Выискивая способ достучаться до нее, я спросила, не хочет ли она позвонить в колледж Ди, но она только отрицательно покачала головой.
Тогда я сдалась. Я слышала, как ее ложка скребет по днищу миски, и поняла, что мне придется разведать об отце Доминике каким-нибудь другим способом. Я сомневалась, что она вообще со мной заговорит, что мы доберемся «до самых корней», как называл это Хью. Мне было противно думать, что, возможно, она права. Это придало мне решительности.
После обеда она прилегла у себя и вздремнула. Похоже было, что она отсыпается за все бессонные ночи. Пока она кемарила, я проскользнула в ее спальню, чтобы прочитать имя врача на рецепте, решив, что могу позвонить ему. Но мне так никогда и не удалось найти его.
Я стояла, глядя на ее ящик для белья, на керамическую Деву Марию с пухлым Иисусом на коленях. Ящик был прямо передо мной. Я выдвинула его. Дерево скрипнуло, и я оглянулась на постель. Мать не пошевелилась.
Ящик был битком набит бумажными образками, четками, молитвенник затесался между старыми фотографиями Ди. Я стала рыться во всем этом бережно хранимом хламе так тихо, как только могла. Точно так же, как в детстве. На месте ли заметка? Сердце колотилось в груди.
Возле задней стенки мои пальцы наткнулись на что-то узкое и твердое. Я поняла, что это, еще прежде, чем достать. Я замерла на секунду-другую – воздух вокруг стал колючим – и собралась с духом, прежде чем вытащить обнаруженный предмет.
Это была трубка, которую я подарила отцу.
Я снова быстро взглянула на мать, поднесла трубку к косо падавшему в окно свету, но ничего не могла сообразить. Колени стали влажными и студенисто дрожали – стоять было невозможно. Я опустилась в кресло.
Как могла трубка оказаться в ящике? Когда она положила ее туда? Она должна была лежать на дне океана вместе с «Морской Джесс», вместе с отцом. Я снова и снова думала об этом – как же все-таки это могло случиться?

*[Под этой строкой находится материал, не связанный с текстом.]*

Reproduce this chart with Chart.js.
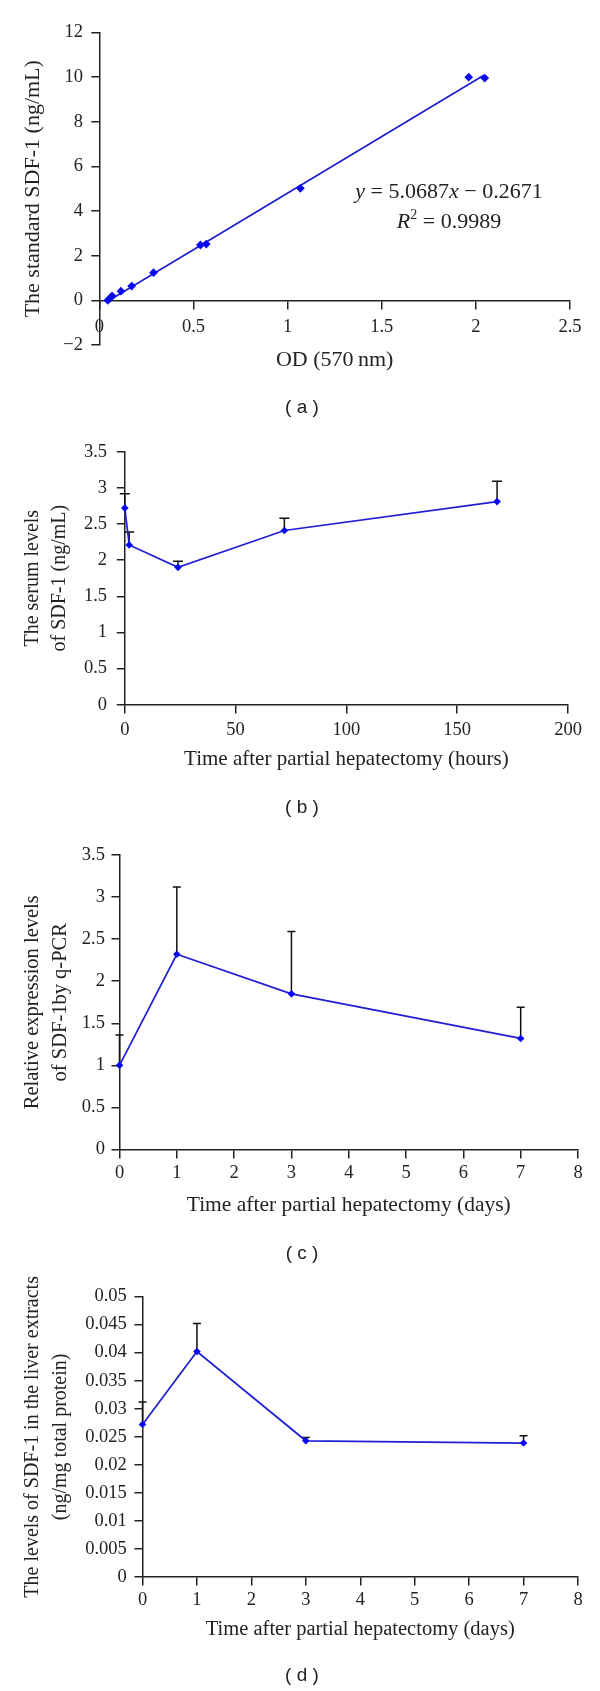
<!DOCTYPE html>
<html><head><meta charset="utf-8">
<script src="https://cdn.jsdelivr.net/npm/chart.js@4.4.1/dist/chart.umd.min.js"></script>
<style>
html,body{margin:0;padding:0;background:#fff;}
#wrap{position:relative;width:600px;height:1691px;overflow:hidden;background:#fff;}
canvas{position:absolute;left:0;}
.lbl{position:absolute;font-family:"Liberation Sans",Arial,sans-serif;font-size:19px;color:#222;transform:translate(-50%,-50%);white-space:pre;}
.eq{position:absolute;font-family:"Liberation Serif","Times New Roman",serif;font-size:22px;color:#222;transform:translate(-50%,-50%);white-space:nowrap;line-height:1;}
.eq sup{font-size:14px;line-height:0;vertical-align:9px;}
</style></head><body>
<div id="wrap">
<canvas id="ca" width="600" height="420" style="top:0px"></canvas>
<canvas id="cb" width="600" height="410" style="top:420px"></canvas>
<canvas id="cc" width="600" height="440" style="top:830px"></canvas>
<canvas id="cd" width="600" height="421" style="top:1270px"></canvas>
<div class="eq" style="left:449px;top:191px"><i>y</i> = 5.0687<i>x</i> − 0.2671</div>
<div class="eq" style="left:449px;top:221px"><i>R</i><sup>2</sup> = 0.9989</div>
<div class="lbl" style="left:302px;top:407px">( a )</div>
<div class="lbl" style="left:302px;top:807px">( b )</div>
<div class="lbl" style="left:302px;top:1253px">( c )</div>
<div class="lbl" style="left:302px;top:1675px">( d )</div>
</div>
<script>
// ---------- data ----------
// (a) standard curve
const aOD   = [0.045, 0.058, 0.068, 0.115, 0.172, 0.288, 0.537, 0.568, 1.068, 1.962, 2.047];
const aConc = [0.00, 0.10, 0.20, 0.41, 0.64, 1.24, 2.48, 2.52, 5.02, 10.00, 9.96];
const aTrendX = [0.04, 2.04];
const aTrendY = [-0.06, 10.07];
const aXTicks = [0, 0.5, 1, 1.5, 2, 2.5];
const aYTicks = [-2, 0, 2, 4, 6, 8, 10, 12];
// (b) serum levels
const bHours  = [0, 2, 24, 72, 168];
const bLevels = [2.72, 2.21, 1.90, 2.41, 2.81];
const bErr    = [0.20, 0.18, 0.085, 0.17, 0.28];
const bXTicks = [0, 50, 100, 150, 200];
const bYTicks = [0, 0.5, 1, 1.5, 2, 2.5, 3, 3.5];
// (c) q-PCR
const cDays   = [0, 1, 3, 7];
const cLevels = [1.00, 2.32, 1.85, 1.32];
const cErr    = [0.36, 0.80, 0.74, 0.37];
const cXTicks = [0, 1, 2, 3, 4, 5, 6, 7, 8];
const cYTicks = [0, 0.5, 1, 1.5, 2, 2.5, 3, 3.5];
// (d) liver extracts
const dDays   = [0, 1, 3, 7];
const dLevels = [0.0272, 0.0402, 0.0243, 0.0239];
const dErr    = [0.0040, 0.0050, 0.0006, 0.0013];
const dXTicks = [0, 1, 2, 3, 4, 5, 6, 7, 8];
const dYTicks = [0, 0.005, 0.01, 0.015, 0.02, 0.025, 0.03, 0.035, 0.04, 0.045, 0.05];

// ---------- styling ----------
const SERIF = "'Liberation Serif', 'Times New Roman', serif";
const INK = '#222';
const LINE = '#1e1ed2';
const PT = '#0808f0';

const fmt = v => String(parseFloat(Number(v).toFixed(6))).replace('-', '\u2212');
const pts = (xs, ys) => xs.map((x, i) => ({x: x, y: ys[i]}));

function errPlugin(xs, ys, es, cap) {
  return {
    id: 'errbars',
    beforeDatasetsDraw(chart) {
      if (!xs) return;
      const {ctx} = chart;
      const sx = chart.scales.x, sy = chart.scales.y;
      ctx.save();
      ctx.strokeStyle = '#111';
      ctx.lineWidth = 1.5;
      xs.forEach((xv, i) => {
        const px = sx.getPixelForValue(xv);
        const p0 = sy.getPixelForValue(ys[i]);
        const p1 = sy.getPixelForValue(ys[i] + es[i]);
        ctx.beginPath();
        ctx.moveTo(px, p0); ctx.lineTo(px, p1);
        ctx.moveTo(px - cap / 2, p1); ctx.lineTo(px + cap / 2, p1);
        ctx.stroke();
      });
      ctx.restore();
    }
  };
}

function panel(id, c) {
  const canvas = document.getElementById(id);
  const H = canvas.height;
  const tickFont = {family: SERIF, size: c.tickSize};
  return new Chart(canvas, {
    type: 'scatter',
    data: {datasets: c.datasets},
    options: {
      responsive: false, animation: false, devicePixelRatio: 1,
      layout: {padding: {left: 0, top: c.top, right: 600 - c.right, bottom: H - c.bottom}},
      plugins: {legend: {display: false}, tooltip: {enabled: false}},
      scales: {
        x: {
          type: 'linear', position: {y: c.xAxisAt},
          min: c.xTicks[0], max: c.xTicks[c.xTicks.length - 1],
          afterBuildTicks: s => { s.ticks = c.xTicks.map(v => ({value: v})); },
          ticks: {font: tickFont, color: INK, padding: c.xPad, maxRotation: 0, autoSkip: false, callback: fmt},
          grid: {display: true, drawOnChartArea: false, drawTicks: true, tickLength: 8, color: INK, lineWidth: 1.5},
          border: {display: true, color: INK, width: 1.5},
          title: {display: true, text: c.xTitle, color: INK,
                  font: {family: SERIF, size: c.xTitleSize, lineHeight: 1.2},
                  padding: {top: c.xTitlePad, bottom: 0}}
        },
        y: {
          type: 'linear', position: 'left',
          min: c.yTicks[0], max: c.yTicks[c.yTicks.length - 1],
          afterBuildTicks: s => { s.ticks = c.yTicks.map(v => ({value: v})); },
          afterFit: s => { s.width = c.left; },
          ticks: {font: tickFont, color: INK, padding: c.yPad, autoSkip: false, callback: fmt},
          grid: {display: true, drawOnChartArea: false, drawTicks: true, tickLength: 8, color: INK, lineWidth: 1.5},
          border: {display: true, color: INK, width: 1.5},
          title: {display: true, text: c.yTitle, color: INK,
                  font: {family: SERIF, size: c.yTitleSize, lineHeight: c.yTitleLH},
                  padding: {top: c.yTitlePad, bottom: 0}}
        }
      }
    },
    plugins: [errPlugin(c.errX, c.errY, c.errE, c.cap)]
  });
}

function seriesDataset(xs, ys) {
  return {
    data: pts(xs, ys), showLine: true, borderColor: LINE, borderWidth: 1.7,
    pointStyle: 'rectRot', pointRadius: 3.8, pointBackgroundColor: PT, pointBorderColor: PT,
    pointBorderWidth: 0, clip: false, tension: 0
  };
}

// (a)
panel('ca', {
  left: 99.3, right: 570, top: 32.5, bottom: 345,
  xTicks: aXTicks, yTicks: aYTicks, xAxisAt: 0,
  tickSize: 18.5, xPad: 7.9, yPad: 8.3,
  xTitle: 'OD (570\u2009nm)', xTitleSize: 22, xTitlePad: 0.8,
  yTitle: 'The standard SDF-1 (ng/mL)', yTitleSize: 22, yTitleLH: 1.2, yTitlePad: 19.8,
  datasets: [
    {data: pts(aOD, aConc), showLine: false, pointStyle: 'rectRot', pointRadius: 4.4,
     pointBackgroundColor: PT, pointBorderColor: PT, pointBorderWidth: 0, clip: false},
    {data: pts(aTrendX, aTrendY), showLine: true, pointRadius: 0, borderColor: LINE, borderWidth: 1.7, clip: false}
  ]
});

// (b)
panel('cb', {
  left: 124.8, right: 568, top: 31.7, bottom: 284.7,
  xTicks: bXTicks, yTicks: bYTicks, xAxisAt: 0,
  tickSize: 18.5, xPad: 6.2, yPad: 9.8,
  xTitle: 'Time after partial hepatectomy (hours)', xTitleSize: 21, xTitlePad: 0,
  yTitle: ['The serum levels', 'of SDF-1 (ng/mL)'], yTitleSize: 20, yTitleLH: 1.35, yTitlePad: 19.5,
  errX: bHours, errY: bLevels, errE: bErr, cap: 10,
  datasets: [seriesDataset(bHours, bLevels)]
});

// (c)
panel('cc', {
  left: 119.5, right: 578, top: 25, bottom: 319.5,
  xTicks: cXTicks, yTicks: cYTicks, xAxisAt: 0,
  tickSize: 18.5, xPad: 4.4, yPad: 6.6,
  xTitle: 'Time after partial hepatectomy (days)', xTitleSize: 21.5, xTitlePad: 3.6,
  yTitle: ['Relative expression levels', 'of SDF-1by q-PCR'], yTitleSize: 20.5, yTitleLH: 1.33, yTitlePad: 19.3,
  errX: cDays, errY: cLevels, errE: cErr, cap: 8,
  datasets: [seriesDataset(cDays, cLevels)]
});

// (d)
panel('cd', {
  left: 142.5, right: 578, top: 26.5, bottom: 307.2,
  xTicks: dXTicks, yTicks: dYTicks, xAxisAt: 0,
  tickSize: 18.5, xPad: 3.7, yPad: 7.7,
  xTitle: 'Time after partial hepatectomy (days)', xTitleSize: 20.5, xTitlePad: 2.6,
  yTitle: ['The levels of SDF-1 in the liver extracts', '(ng/mg total protein)'], yTitleSize: 20, yTitleLH: 1.4, yTitlePad: 19,
  errX: dDays, errY: dLevels, errE: dErr, cap: 8,
  datasets: [seriesDataset(dDays, dLevels)]
});
</script>
</body></html>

Джозеф Дюбуа стоял в своей лодке в последнем пятне темноты, глядя на восток, туда, где солнце поднимало над водой свое сияющее чело. Тогда он часто выводил лодку в море «приветствовать зарю» – таковы были его собственные слова. Мы с Майком садились завтракать, отца не было, и мы говорили: «Папа все еще приветствует зарю». Мы думали, что в этом нет ничего необычного и что все моряки поступают так, что для них это что-то вроде утреннего бритья. Он отправлялся один, невозмутимо курил трубку и наблюдал за тем, как море превращается в волнующуюся световую перепонку.